— START OF GIVEN INFORMATION —

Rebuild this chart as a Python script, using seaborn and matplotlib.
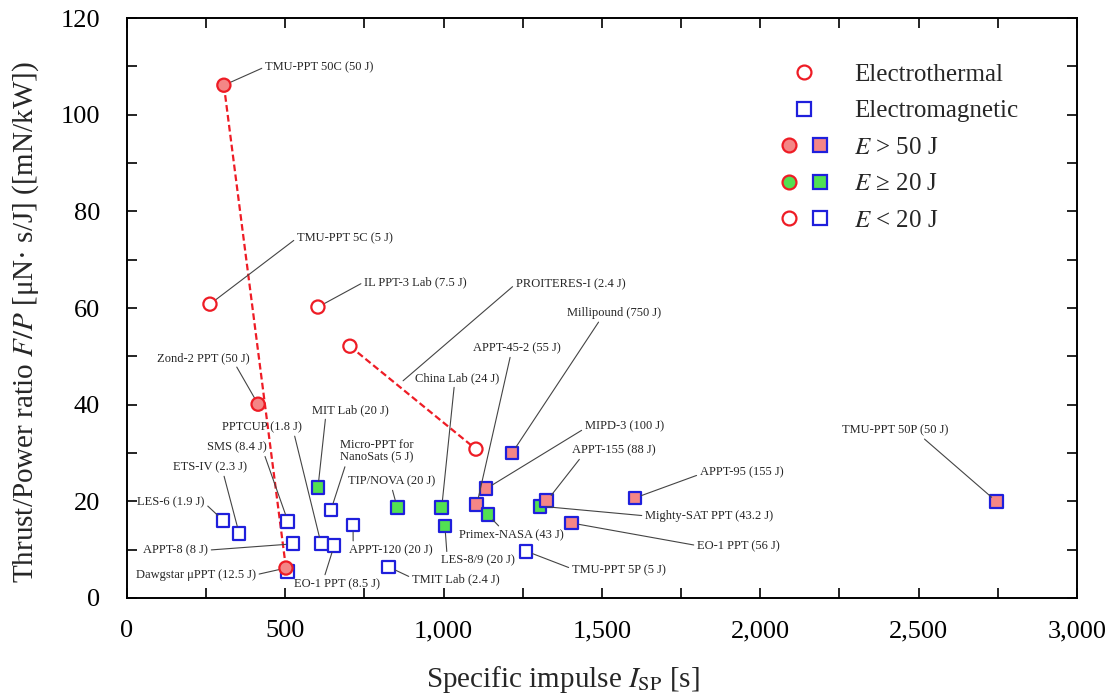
import pandas as pd
import seaborn as sns
import matplotlib.pyplot as plt
from matplotlib.lines import Line2D
from matplotlib.legend_handler import HandlerTuple
from matplotlib.ticker import MultipleLocator, FuncFormatter

# Electrothermal thrusters (circles)
et_names = ["TMU-PPT 50C", "TMU-PPT 5C", "IL PPT-3 Lab", "PROITERES-I a",
            "PROITERES-I b", "Zond-2 PPT", "Dawgstar"]
et_isp = [306, 262, 603, 704, 1102, 414, 502]
et_fp = [106.1, 60.8, 60.2, 52.1, 30.8, 40.1, 6.2]
et_cat = ["high", "low", "low", "low", "low", "high", "high"]
et_link = ["A", None, None, "B", "B", None, "A"]

# Electromagnetic thrusters (squares)
em_names = ["LES-6", "ETS-IV", "SMS", "APPT-8", "PPTCUP", "EO-1 8.5", "Micro-PPT",
            "APPT-120", "TMIT Lab", "Dawgstar sq", "TMU-PPT 5P", "MIT Lab", "TIP/NOVA",
            "China Lab", "LES-8/9", "APPT-45-2", "MIPD-3", "Primex-NASA", "Millipound",
            "Mighty-SAT", "APPT-155", "EO-1 56", "APPT-95", "TMU-PPT 50P"]
em_isp = [303, 354, 508, 524, 613, 654, 644, 714, 827, 508, 1260, 603, 853,
          994, 1004, 1105, 1134, 1140, 1216, 1304, 1326, 1405, 1604, 2747]
em_fp = [16.1, 13.4, 15.9, 11.2, 11.2, 10.8, 18.2, 15.1, 6.4, 5.4, 9.7, 22.8, 18.8,
         18.8, 14.9, 19.4, 22.6, 17.2, 30.0, 19.0, 20.1, 15.5, 20.7, 19.9]
em_cat = ["low", "low", "low", "low", "low", "low", "low", "low", "low", "low", "low",
          "mid", "mid", "mid", "mid", "high", "high", "mid", "high", "mid", "high",
          "high", "high", "high"]

et = pd.DataFrame({"name": et_names, "isp": et_isp, "fp": et_fp, "cat": et_cat, "link": et_link})
em = pd.DataFrame({"name": em_names, "isp": em_isp, "fp": em_fp, "cat": em_cat})
points = {n: (x, y) for n, x, y in zip(et_names + em_names, et_isp + em_isp, et_fp + em_fp)}

# point on the dashed PROITERES-I line for its label
pa, pb = points["PROITERES-I a"], points["PROITERES-I b"]
points["PROITERES-I"] = (pa[0] + 0.38 * (pb[0] - pa[0]), pa[1] + 0.38 * (pb[1] - pa[1]))

# label text, point it refers to, text position, leader attach point on the text
label_layout = [
    ("TMU-PPT 50C (50 J)", "TMU-PPT 50C", 436, 109.9, (0, 0.5)),
    ("TMU-PPT 5C (5 J)", "TMU-PPT 5C", 537, 74.5, (0, 0.5)),
    ("IL PPT-3 Lab (7.5 J)", "IL PPT-3 Lab", 749, 65.4, (0, 0.5)),
    ("PROITERES-I (2.4 J)", "PROITERES-I", 1228, 65.0, (0, 0.5)),
    ("Millipound (750 J)", "Millipound", 1389, 59.0, (0.36, 0)),
    ("APPT-45-2 (55 J)", "APPT-45-2", 1093, 51.7, (0.43, 0)),
    ("China Lab (24 J)", "China Lab", 909, 45.5, (0.47, 0)),
    ("Zond-2 PPT (50 J)", "Zond-2 PPT", 95, 49.7, (0.84, 0)),
    ("MIT Lab (20 J)", "MIT Lab", 584, 38.9, (0.18, 0)),
    ("PPTCUP (1.8 J)", "PPTCUP", 300, 35.4, (0.9, 0)),
    ("SMS (8.4 J)", "SMS", 253, 31.2, (0.95, 0)),
    ("Micro-PPT for\nNanoSats (5 J)", "Micro-PPT", 673, 30.4, (0.08, 0)),
    ("ETS-IV (2.3 J)", "ETS-IV", 145, 27.1, (0.68, 0)),
    ("TIP/NOVA (20 J)", "TIP/NOVA", 698, 24.2, (0.5, 0)),
    ("LES-6 (1.9 J)", "LES-6", 32, 19.9, (1, 0.4)),
    ("APPT-120 (20 J)", "APPT-120", 701, 9.9, (0.05, 1)),
    ("APPT-8 (8 J)", "APPT-8", 51, 9.9, (1, 0.5)),
    ("Dawgstar \u03bcPPT (12.5 J)", "Dawgstar", 28, 4.8, (1, 0.5)),
    ("EO-1 PPT (8.5 J)", "EO-1 8.5", 527, 2.9, (0.35, 1)),
    ("TMIT Lab (2.4 J)", "TMIT Lab", 900, 3.9, (0, 0.6)),
    ("LES-8/9 (20 J)", "LES-8/9", 992, 7.7, (0.08, 1)),
    ("Primex-NASA (43 J)", "Primex-NASA", 1048, 13.0, (0.41, 1)),
    ("MIPD-3 (100 J)", "MIPD-3", 1446, 35.6, (0, 0.3)),
    ("APPT-155 (88 J)", "APPT-155", 1405, 30.6, (0.12, 0)),
    ("APPT-95 (155 J)", "APPT-95", 1809, 26.1, (0, 0.3)),
    ("Mighty-SAT PPT (43.2 J)", "Mighty-SAT", 1636, 17.0, (0, 0.5)),
    ("EO-1 PPT (56 J)", "EO-1 56", 1800, 10.6, (0, 0.6)),
    ("TMU-PPT 5P (5 J)", "TMU-PPT 5P", 1405, 5.8, (0, 0.6)),
    ("TMU-PPT 50P (50 J)", "TMU-PPT 50P", 2258, 34.8, (0.74, 0)),
]

red = "#ee1c25"
blue = "#1f1fdc"
fills = {"high": "#f48686", "mid": "#52e052", "low": "white"}

sns.set_theme(style="ticks")
plt.rcParams["font.family"] = ["Liberation Serif", "DejaVu Serif"]
plt.rcParams["mathtext.fontset"] = "stix"

fig, ax = plt.subplots(figsize=(11.12, 6.99), dpi=100)
fig.subplots_adjust(left=0.1142, right=0.9685, bottom=0.1445, top=0.9742)

# dashed lines joining related electrothermal points
links = et.dropna(subset=["link"])
sns.lineplot(data=links, x="isp", y="fp", units="link", estimator=None, sort=False,
             color=red, lw=1.6, ls=(0, (3, 1.5)), ax=ax, zorder=2, legend=False)

sns.scatterplot(data=em, x="isp", y="fp", hue="cat", palette=fills, marker="s", s=85,
                edgecolor=blue, linewidth=1.6, ax=ax, zorder=3, legend=False)
sns.scatterplot(data=et, x="isp", y="fp", hue="cat", palette=fills, marker="o", s=90,
                edgecolor=red, linewidth=1.6, ax=ax, zorder=4, legend=False)

for text, key, tx, ty, rp in label_layout:
    ax.annotate(text, xy=points[key], xytext=(tx, ty), textcoords="data",
                fontsize=9, ha="left", va="center", linespacing=1.1,
                arrowprops=dict(arrowstyle="-", color="#444444", lw=0.8,
                                relpos=rp, shrinkA=0, shrinkB=5))

ax.set_xlim(0, 3000)
ax.set_ylim(0, 120)
ax.xaxis.set_major_locator(MultipleLocator(500))
ax.xaxis.set_minor_locator(MultipleLocator(250))
ax.yaxis.set_major_locator(MultipleLocator(20))
ax.yaxis.set_minor_locator(MultipleLocator(10))
ax.xaxis.set_major_formatter(FuncFormatter(lambda v, p: f"{v:,.0f}"))
ax.tick_params(which="both", direction="in", top=True, right=True, length=7,
               width=1.2, labelsize=19, color="black", labelcolor="black")
ax.tick_params(axis="x", pad=16)
ax.tick_params(axis="y", pad=19.5)
for sp in ax.spines.values():
    sp.set_linewidth(1.4)
    sp.set_color("black")

ax.set_xlabel(r"Specific impulse $I_{\mathrm{SP}}$ [s]", fontsize=21)
ax.set_ylabel("Thrust/Power ratio $F/P$ [\u03bcN\u00b7 s/J] ([mN/kW])", fontsize=21)
ax.xaxis.set_label_coords(0.459, -0.113)
ax.yaxis.set_label_coords(-0.091, 0.476)


def mk(marker, face, edge):
    return Line2D([], [], marker=marker, ls="none", ms=10, mfc=face, mec=edge, mew=1.6)


handles = [
    mk("o", "white", red),
    mk("s", "white", blue),
    (mk("o", fills["high"], red), mk("s", fills["high"], blue)),
    (mk("o", fills["mid"], red), mk("s", fills["mid"], blue)),
    (mk("o", "white", red), mk("s", "white", blue)),
]
labels = ["Electrothermal", "Electromagnetic", "$E$ > 50 J", "$E$ \u2265 20 J", "$E$ < 20 J"]
ax.legend(handles, labels, loc="upper left", bbox_to_anchor=(0.684, 0.922),
          frameon=False, fontsize=18, handlelength=2.2, handletextpad=0.9,
          labelspacing=0.56, borderaxespad=0, borderpad=0,
          handler_map={tuple: HandlerTuple(ndivide=None, pad=0.3)})

fig.savefig("out.png", dpi=100)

— END OF GIVEN INFORMATION —

Copy out each line in the listing that has the word "matplotlib".

__TASK RESPONSE__
Rebuild this chart as a Python script, using seaborn and matplotlib.
import matplotlib.pyplot as plt
from matplotlib.lines import Line2D
from matplotlib.legend_handler import HandlerTuple
from matplotlib.ticker import MultipleLocator, FuncFormatter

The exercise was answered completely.